Regus is a mature company with no plans for massive growth. Of course their Value (p/e of under 20 I believe) is going to reflect that.
Meanwhile, look at any non-tech company in growth stage. Take Shake Shack for example. Their P/E ratio is 170. Chipotle had a p/e of 400 a few years ago.
Nobody thinks Shake Shack and Chipotle are tech companies. These valuations reflect the prospects of growth—-not misplaced beliefs about restaurants being tech companies.
The latest Wework TV ads sell it as an “operating system” for workspaces, among much other showy language filled with business-transforming technology buzzwords. It definitely sounds like they’re marketing as some unique proprietary tech, and I wouldn’t be surprised at all if the aim was to justify their absurd valuation figures.
Except, every company in 2019 is marketing themselves as if they have some unique proprietary tech. I just saw an ad for Holiday inn that did this.
None of these things mean smart investors (or even customers) are being hoodwinked by this marketing nonsense however.

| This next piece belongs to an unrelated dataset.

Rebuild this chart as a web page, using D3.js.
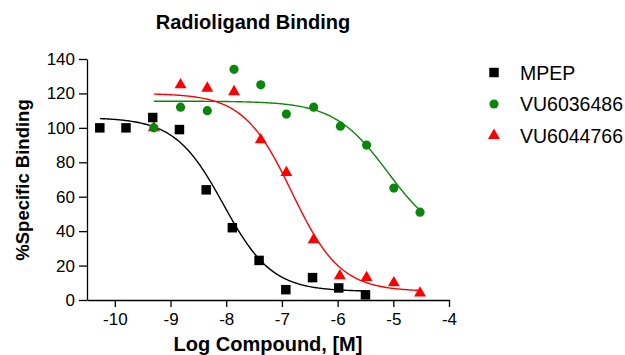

Adam Nuemann was certainly trying to push the "tech company" narrative. I heard a few old interviews with him and he was always sure to mention their "technology platform" and how they spent a very long time developing it.
So he must have thought someone was swallowing that.
It’s easy to get rose tinted glasses and call a firm a “tech company” when it has the growth profile that wework did. What everyone forgot is that the other thing “tech multiples” require is high margins.
How's it not a tech company? They have an app! /s
Did the company call itself such? Or was she invited to the party for her renowned riches?
uber needs to shift to self driving taxis quickly
How they will be better at making self-driving cars than established electronics and auto-manufacturers?